SET EXERCISE:
Consider the listing below. Extract exactly the lines from the line containing "What Plotly code" to the line containing "0.25, 0.28, 0.30]", both included.

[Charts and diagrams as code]
______

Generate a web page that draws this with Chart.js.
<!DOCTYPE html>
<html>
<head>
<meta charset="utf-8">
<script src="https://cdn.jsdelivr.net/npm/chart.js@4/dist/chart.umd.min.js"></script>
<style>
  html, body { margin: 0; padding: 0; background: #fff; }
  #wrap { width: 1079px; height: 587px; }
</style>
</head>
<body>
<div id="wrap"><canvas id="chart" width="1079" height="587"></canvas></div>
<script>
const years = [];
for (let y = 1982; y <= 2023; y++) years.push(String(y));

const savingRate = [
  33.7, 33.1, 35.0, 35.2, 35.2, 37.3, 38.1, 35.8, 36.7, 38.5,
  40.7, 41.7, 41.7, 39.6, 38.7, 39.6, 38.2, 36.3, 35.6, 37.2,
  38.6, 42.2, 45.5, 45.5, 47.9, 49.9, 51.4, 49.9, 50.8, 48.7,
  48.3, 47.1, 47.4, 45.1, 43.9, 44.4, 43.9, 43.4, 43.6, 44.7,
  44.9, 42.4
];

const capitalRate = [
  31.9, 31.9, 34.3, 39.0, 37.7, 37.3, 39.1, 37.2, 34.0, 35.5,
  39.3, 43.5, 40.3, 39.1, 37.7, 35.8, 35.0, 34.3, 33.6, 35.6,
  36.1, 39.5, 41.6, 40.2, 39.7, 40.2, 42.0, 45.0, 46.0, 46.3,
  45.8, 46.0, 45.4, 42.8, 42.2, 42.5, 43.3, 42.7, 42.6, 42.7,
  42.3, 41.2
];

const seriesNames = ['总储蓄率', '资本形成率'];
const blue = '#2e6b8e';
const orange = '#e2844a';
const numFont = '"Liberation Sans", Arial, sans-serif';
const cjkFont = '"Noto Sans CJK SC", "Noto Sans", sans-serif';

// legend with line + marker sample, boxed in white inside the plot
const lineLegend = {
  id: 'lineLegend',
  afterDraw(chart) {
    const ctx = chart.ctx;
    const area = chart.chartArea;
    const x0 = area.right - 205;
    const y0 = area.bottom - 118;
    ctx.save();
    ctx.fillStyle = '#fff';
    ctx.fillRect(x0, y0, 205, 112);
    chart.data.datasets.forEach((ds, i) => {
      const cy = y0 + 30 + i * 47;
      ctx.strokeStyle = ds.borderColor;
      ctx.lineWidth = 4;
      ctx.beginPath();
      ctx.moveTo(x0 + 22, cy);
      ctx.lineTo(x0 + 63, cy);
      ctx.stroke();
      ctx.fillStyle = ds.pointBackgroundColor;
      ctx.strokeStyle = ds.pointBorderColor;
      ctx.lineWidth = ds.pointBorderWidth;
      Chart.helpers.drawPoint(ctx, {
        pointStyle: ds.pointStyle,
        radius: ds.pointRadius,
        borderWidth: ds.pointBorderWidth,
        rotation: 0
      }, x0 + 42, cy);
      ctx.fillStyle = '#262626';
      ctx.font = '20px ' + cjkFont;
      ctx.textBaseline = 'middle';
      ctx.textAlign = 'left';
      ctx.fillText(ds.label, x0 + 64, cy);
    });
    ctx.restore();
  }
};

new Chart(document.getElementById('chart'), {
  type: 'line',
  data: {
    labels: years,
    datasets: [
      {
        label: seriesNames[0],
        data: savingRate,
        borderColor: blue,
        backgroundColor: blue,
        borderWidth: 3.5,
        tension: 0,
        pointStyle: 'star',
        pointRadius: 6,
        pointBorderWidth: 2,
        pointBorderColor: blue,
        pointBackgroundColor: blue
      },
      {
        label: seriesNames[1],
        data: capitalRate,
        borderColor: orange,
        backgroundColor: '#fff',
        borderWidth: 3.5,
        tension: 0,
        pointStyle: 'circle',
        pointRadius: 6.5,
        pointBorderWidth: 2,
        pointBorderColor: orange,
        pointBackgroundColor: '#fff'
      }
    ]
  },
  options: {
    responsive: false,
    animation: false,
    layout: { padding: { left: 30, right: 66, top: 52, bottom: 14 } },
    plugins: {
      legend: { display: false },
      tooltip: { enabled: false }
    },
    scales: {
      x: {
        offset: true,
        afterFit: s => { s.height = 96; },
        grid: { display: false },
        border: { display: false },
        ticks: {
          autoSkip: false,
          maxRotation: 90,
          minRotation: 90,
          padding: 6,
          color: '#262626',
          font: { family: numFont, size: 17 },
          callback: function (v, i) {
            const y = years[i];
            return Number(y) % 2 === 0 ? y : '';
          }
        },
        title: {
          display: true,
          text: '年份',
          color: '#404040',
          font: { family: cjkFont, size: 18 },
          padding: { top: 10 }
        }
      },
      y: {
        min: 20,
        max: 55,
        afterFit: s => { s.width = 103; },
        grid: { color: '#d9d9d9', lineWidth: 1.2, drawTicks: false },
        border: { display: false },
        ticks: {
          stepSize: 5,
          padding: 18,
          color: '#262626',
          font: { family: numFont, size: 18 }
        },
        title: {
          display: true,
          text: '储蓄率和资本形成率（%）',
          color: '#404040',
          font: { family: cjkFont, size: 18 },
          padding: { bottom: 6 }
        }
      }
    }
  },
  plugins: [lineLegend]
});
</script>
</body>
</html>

______

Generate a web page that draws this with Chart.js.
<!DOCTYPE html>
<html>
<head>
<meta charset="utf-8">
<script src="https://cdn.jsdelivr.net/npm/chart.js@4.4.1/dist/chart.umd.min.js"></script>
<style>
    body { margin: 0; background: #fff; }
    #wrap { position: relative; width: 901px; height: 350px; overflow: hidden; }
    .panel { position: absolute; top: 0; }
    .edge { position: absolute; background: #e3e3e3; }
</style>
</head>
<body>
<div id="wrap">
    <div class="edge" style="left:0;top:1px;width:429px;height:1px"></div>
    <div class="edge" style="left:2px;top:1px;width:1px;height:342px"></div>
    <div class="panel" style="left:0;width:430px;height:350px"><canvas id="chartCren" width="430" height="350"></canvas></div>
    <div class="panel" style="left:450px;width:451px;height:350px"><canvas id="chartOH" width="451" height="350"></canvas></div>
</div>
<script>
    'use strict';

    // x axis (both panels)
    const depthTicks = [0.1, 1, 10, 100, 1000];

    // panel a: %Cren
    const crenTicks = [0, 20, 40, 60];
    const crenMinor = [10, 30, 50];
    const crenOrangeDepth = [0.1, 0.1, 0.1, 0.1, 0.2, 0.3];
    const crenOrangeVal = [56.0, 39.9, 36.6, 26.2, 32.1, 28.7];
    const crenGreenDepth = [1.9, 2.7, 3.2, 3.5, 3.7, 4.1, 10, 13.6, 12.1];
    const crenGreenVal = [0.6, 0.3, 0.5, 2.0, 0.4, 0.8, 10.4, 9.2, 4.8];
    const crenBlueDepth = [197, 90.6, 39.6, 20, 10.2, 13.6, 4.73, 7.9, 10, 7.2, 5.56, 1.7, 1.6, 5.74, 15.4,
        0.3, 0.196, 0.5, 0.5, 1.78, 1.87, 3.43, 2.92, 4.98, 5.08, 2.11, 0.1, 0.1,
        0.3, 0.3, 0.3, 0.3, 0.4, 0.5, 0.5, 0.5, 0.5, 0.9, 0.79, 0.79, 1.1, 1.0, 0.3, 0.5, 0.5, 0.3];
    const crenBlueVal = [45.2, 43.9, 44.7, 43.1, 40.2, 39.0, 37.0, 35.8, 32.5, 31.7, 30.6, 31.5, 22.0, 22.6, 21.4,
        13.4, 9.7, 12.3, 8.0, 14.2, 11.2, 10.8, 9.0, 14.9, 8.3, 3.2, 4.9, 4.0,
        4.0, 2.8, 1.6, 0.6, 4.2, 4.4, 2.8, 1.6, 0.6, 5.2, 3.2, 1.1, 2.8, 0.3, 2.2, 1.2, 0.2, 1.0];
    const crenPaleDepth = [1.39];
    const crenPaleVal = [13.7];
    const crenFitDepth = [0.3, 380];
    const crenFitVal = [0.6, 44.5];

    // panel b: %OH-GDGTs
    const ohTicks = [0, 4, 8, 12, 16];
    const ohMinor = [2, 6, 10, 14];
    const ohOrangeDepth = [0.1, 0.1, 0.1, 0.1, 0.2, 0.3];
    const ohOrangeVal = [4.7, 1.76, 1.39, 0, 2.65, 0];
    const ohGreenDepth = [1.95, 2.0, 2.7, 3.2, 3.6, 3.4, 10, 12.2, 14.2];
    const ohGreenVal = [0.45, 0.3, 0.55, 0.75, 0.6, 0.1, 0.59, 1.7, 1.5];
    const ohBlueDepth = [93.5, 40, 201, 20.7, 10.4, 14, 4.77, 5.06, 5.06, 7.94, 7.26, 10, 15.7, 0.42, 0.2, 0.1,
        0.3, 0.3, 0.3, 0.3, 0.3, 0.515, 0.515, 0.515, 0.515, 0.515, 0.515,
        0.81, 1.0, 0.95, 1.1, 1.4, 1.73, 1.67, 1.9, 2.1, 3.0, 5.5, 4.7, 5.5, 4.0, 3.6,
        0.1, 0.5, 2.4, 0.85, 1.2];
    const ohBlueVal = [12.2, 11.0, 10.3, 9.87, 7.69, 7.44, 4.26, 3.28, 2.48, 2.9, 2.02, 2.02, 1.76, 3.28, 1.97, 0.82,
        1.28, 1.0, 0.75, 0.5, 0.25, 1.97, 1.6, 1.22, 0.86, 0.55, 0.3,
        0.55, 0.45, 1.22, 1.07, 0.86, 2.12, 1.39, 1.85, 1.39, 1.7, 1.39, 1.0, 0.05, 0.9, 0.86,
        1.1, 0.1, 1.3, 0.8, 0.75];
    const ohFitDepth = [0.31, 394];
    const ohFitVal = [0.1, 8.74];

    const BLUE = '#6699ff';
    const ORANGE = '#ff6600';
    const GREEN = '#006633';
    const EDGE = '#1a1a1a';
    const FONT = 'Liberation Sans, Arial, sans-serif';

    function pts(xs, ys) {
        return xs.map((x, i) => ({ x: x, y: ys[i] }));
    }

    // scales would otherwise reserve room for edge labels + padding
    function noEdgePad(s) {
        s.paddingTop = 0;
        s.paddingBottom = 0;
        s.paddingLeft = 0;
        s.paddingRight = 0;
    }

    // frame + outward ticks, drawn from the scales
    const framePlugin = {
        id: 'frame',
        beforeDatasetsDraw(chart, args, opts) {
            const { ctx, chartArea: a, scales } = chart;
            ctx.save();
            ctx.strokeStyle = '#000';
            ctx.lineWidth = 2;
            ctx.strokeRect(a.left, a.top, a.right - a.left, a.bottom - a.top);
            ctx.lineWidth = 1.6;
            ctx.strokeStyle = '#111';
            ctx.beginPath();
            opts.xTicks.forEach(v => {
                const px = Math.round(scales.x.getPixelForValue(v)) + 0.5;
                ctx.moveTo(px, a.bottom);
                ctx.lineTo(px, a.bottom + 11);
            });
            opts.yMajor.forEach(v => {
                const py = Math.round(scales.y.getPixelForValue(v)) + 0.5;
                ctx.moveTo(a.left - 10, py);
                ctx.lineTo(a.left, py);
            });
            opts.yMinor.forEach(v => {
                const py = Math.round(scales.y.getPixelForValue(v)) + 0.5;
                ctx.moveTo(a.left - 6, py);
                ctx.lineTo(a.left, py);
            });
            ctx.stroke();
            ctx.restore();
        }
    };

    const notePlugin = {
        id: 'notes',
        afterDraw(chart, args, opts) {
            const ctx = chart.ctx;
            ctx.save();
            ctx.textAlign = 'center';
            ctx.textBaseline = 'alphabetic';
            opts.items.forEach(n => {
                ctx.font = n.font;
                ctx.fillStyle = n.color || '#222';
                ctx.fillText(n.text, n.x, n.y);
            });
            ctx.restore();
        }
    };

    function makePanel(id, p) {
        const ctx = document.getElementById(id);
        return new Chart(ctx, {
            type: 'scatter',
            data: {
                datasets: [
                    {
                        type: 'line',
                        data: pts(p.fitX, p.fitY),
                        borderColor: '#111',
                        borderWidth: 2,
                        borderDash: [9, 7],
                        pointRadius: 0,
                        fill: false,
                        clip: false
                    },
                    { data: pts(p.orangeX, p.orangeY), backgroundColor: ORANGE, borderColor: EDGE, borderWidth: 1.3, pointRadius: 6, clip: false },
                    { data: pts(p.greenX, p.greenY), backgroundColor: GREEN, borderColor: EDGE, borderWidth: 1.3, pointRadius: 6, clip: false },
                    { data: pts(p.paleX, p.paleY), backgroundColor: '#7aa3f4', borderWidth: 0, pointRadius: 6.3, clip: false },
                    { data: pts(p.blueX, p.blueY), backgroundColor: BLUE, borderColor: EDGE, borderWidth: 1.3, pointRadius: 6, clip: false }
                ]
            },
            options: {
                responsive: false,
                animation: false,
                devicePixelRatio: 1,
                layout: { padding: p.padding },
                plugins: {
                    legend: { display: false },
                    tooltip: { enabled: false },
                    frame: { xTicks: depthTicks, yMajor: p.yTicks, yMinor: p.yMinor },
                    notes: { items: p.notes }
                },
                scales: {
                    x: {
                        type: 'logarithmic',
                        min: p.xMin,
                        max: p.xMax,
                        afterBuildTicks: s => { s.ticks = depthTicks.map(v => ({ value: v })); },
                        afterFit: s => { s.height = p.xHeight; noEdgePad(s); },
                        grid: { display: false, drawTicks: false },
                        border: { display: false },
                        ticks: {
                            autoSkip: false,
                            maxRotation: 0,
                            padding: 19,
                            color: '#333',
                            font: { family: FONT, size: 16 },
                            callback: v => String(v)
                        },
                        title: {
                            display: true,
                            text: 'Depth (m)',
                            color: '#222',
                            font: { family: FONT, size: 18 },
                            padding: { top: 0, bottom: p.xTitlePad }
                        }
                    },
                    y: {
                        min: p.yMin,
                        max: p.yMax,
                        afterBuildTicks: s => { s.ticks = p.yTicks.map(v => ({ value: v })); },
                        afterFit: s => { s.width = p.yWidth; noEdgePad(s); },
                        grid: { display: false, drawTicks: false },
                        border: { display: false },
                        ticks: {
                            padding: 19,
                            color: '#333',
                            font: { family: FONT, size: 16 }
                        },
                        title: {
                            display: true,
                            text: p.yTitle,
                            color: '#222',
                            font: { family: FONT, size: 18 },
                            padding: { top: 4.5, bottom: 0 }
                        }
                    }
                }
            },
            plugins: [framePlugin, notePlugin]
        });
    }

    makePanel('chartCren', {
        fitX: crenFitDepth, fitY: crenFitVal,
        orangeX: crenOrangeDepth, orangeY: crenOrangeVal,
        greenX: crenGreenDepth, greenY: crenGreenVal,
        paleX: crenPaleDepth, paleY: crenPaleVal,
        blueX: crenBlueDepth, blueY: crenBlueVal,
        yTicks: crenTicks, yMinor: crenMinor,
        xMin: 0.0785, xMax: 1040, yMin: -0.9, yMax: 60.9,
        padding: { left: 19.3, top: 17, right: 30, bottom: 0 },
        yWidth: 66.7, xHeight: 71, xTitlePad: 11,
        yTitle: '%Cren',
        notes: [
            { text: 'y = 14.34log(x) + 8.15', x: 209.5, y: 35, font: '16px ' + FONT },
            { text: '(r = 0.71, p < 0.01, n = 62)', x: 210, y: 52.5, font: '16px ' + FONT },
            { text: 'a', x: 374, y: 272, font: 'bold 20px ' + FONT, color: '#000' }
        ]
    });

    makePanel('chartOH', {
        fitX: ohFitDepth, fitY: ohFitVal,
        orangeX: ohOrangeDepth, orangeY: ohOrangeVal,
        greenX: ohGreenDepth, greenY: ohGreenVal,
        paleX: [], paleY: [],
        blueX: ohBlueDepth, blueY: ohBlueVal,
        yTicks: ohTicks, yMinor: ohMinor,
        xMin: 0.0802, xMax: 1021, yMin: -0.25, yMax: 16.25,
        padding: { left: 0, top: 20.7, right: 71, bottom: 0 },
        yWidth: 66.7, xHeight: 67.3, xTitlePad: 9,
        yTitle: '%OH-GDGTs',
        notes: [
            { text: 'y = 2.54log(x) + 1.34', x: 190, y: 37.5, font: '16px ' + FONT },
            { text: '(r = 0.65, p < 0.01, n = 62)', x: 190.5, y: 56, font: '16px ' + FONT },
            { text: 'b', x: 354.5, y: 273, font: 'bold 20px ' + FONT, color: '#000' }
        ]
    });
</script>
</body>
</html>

______

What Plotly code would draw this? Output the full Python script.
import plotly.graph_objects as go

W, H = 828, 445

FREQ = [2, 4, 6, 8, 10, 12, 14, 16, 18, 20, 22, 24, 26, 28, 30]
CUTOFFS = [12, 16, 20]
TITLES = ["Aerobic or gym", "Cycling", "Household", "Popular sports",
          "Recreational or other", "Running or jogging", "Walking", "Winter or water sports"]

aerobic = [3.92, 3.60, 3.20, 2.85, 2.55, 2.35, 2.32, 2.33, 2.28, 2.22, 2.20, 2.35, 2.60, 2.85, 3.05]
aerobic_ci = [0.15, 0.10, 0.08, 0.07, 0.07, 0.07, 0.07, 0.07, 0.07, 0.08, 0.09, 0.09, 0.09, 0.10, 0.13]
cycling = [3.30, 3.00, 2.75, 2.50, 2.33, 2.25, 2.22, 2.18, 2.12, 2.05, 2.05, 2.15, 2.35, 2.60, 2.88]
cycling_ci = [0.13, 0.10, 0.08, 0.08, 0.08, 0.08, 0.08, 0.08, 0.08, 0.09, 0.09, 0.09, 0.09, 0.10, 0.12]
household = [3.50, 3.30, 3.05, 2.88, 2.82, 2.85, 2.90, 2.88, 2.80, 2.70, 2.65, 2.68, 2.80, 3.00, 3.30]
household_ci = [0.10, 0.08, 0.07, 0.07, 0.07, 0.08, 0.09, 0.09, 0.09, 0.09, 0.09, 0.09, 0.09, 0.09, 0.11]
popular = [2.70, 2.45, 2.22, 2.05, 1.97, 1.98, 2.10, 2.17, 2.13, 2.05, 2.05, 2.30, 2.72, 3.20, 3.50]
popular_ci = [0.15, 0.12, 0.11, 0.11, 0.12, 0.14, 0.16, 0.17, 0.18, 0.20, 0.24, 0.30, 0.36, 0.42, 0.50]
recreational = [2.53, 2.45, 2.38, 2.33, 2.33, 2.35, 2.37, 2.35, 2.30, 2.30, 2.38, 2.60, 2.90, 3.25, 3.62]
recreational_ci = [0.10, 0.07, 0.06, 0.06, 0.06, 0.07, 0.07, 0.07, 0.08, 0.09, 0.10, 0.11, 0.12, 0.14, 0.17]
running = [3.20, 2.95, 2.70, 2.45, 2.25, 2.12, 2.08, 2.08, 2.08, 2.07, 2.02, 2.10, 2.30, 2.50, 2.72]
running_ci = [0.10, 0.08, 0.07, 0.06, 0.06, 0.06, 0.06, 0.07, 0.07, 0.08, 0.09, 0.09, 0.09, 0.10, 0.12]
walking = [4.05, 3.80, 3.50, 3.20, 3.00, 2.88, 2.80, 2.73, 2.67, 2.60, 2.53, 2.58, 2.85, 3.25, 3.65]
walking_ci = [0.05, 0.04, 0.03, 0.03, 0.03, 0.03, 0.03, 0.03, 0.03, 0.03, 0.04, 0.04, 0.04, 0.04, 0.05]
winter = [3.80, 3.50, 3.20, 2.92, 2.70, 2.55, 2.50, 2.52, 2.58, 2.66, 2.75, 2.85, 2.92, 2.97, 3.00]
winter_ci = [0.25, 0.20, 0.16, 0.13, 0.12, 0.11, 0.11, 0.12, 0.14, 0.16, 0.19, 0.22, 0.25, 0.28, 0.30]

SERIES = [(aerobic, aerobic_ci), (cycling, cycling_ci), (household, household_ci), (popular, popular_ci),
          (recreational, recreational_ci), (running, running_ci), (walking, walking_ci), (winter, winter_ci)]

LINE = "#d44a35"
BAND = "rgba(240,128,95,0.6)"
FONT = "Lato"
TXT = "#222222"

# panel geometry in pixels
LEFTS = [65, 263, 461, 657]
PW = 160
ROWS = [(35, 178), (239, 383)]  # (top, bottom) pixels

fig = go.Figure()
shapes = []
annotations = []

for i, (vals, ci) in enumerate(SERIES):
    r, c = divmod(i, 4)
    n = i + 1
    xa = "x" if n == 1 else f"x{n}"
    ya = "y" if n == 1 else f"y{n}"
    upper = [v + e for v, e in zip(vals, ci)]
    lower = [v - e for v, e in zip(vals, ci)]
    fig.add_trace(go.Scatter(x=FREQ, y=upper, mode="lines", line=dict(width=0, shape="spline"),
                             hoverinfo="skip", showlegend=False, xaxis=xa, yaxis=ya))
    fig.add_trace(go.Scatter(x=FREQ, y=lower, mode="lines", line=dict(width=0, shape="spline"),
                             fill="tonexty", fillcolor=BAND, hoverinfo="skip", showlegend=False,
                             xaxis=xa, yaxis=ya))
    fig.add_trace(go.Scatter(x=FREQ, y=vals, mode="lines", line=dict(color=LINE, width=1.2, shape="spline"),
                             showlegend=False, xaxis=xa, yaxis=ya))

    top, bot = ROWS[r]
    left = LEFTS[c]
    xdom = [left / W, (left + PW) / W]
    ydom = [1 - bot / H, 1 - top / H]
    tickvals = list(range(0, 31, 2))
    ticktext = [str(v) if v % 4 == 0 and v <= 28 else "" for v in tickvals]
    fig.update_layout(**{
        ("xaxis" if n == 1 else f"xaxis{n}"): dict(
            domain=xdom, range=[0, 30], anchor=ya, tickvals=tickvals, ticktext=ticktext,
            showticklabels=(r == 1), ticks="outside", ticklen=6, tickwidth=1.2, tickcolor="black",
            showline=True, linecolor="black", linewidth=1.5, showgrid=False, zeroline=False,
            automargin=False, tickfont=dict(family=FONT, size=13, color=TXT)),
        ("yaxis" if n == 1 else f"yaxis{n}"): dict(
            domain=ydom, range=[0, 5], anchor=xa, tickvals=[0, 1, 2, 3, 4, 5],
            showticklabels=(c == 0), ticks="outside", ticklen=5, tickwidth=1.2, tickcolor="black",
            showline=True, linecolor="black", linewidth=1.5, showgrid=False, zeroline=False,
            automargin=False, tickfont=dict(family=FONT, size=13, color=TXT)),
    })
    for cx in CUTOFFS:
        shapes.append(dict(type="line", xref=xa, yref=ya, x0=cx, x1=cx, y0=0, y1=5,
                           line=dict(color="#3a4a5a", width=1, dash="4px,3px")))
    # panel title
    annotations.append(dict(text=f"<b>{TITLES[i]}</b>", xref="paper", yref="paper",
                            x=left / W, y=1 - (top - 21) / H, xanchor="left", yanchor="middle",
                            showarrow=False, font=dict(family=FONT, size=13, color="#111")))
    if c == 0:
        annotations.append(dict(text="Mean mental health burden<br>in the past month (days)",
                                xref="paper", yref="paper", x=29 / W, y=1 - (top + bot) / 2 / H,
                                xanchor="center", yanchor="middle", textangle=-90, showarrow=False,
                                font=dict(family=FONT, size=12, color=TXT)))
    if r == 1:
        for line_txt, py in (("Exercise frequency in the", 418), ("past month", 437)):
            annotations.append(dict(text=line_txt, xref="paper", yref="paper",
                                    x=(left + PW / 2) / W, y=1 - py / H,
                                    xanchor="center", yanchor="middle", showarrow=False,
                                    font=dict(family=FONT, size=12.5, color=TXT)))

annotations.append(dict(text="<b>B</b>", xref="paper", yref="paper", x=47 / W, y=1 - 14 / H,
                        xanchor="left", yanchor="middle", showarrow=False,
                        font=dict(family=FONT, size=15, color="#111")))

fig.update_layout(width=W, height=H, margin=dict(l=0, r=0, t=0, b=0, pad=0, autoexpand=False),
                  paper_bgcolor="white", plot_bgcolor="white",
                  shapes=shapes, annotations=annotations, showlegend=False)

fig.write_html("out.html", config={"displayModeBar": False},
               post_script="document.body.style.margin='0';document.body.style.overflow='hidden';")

______

SOLUTION FOR THIS EXERCISE:
What Plotly code would draw this? Output the full Python script.
import plotly.graph_objects as go

W, H = 828, 445

FREQ = [2, 4, 6, 8, 10, 12, 14, 16, 18, 20, 22, 24, 26, 28, 30]
CUTOFFS = [12, 16, 20]
TITLES = ["Aerobic or gym", "Cycling", "Household", "Popular sports",
          "Recreational or other", "Running or jogging", "Walking", "Winter or water sports"]

aerobic = [3.92, 3.60, 3.20, 2.85, 2.55, 2.35, 2.32, 2.33, 2.28, 2.22, 2.20, 2.35, 2.60, 2.85, 3.05]
aerobic_ci = [0.15, 0.10, 0.08, 0.07, 0.07, 0.07, 0.07, 0.07, 0.07, 0.08, 0.09, 0.09, 0.09, 0.10, 0.13]
cycling = [3.30, 3.00, 2.75, 2.50, 2.33, 2.25, 2.22, 2.18, 2.12, 2.05, 2.05, 2.15, 2.35, 2.60, 2.88]
cycling_ci = [0.13, 0.10, 0.08, 0.08, 0.08, 0.08, 0.08, 0.08, 0.08, 0.09, 0.09, 0.09, 0.09, 0.10, 0.12]
household = [3.50, 3.30, 3.05, 2.88, 2.82, 2.85, 2.90, 2.88, 2.80, 2.70, 2.65, 2.68, 2.80, 3.00, 3.30]
household_ci = [0.10, 0.08, 0.07, 0.07, 0.07, 0.08, 0.09, 0.09, 0.09, 0.09, 0.09, 0.09, 0.09, 0.09, 0.11]
popular = [2.70, 2.45, 2.22, 2.05, 1.97, 1.98, 2.10, 2.17, 2.13, 2.05, 2.05, 2.30, 2.72, 3.20, 3.50]
popular_ci = [0.15, 0.12, 0.11, 0.11, 0.12, 0.14, 0.16, 0.17, 0.18, 0.20, 0.24, 0.30, 0.36, 0.42, 0.50]
recreational = [2.53, 2.45, 2.38, 2.33, 2.33, 2.35, 2.37, 2.35, 2.30, 2.30, 2.38, 2.60, 2.90, 3.25, 3.62]
recreational_ci = [0.10, 0.07, 0.06, 0.06, 0.06, 0.07, 0.07, 0.07, 0.08, 0.09, 0.10, 0.11, 0.12, 0.14, 0.17]
running = [3.20, 2.95, 2.70, 2.45, 2.25, 2.12, 2.08, 2.08, 2.08, 2.07, 2.02, 2.10, 2.30, 2.50, 2.72]
running_ci = [0.10, 0.08, 0.07, 0.06, 0.06, 0.06, 0.06, 0.07, 0.07, 0.08, 0.09, 0.09, 0.09, 0.10, 0.12]
walking = [4.05, 3.80, 3.50, 3.20, 3.00, 2.88, 2.80, 2.73, 2.67, 2.60, 2.53, 2.58, 2.85, 3.25, 3.65]
walking_ci = [0.05, 0.04, 0.03, 0.03, 0.03, 0.03, 0.03, 0.03, 0.03, 0.03, 0.04, 0.04, 0.04, 0.04, 0.05]
winter = [3.80, 3.50, 3.20, 2.92, 2.70, 2.55, 2.50, 2.52, 2.58, 2.66, 2.75, 2.85, 2.92, 2.97, 3.00]
winter_ci = [0.25, 0.20, 0.16, 0.13, 0.12, 0.11, 0.11, 0.12, 0.14, 0.16, 0.19, 0.22, 0.25, 0.28, 0.30]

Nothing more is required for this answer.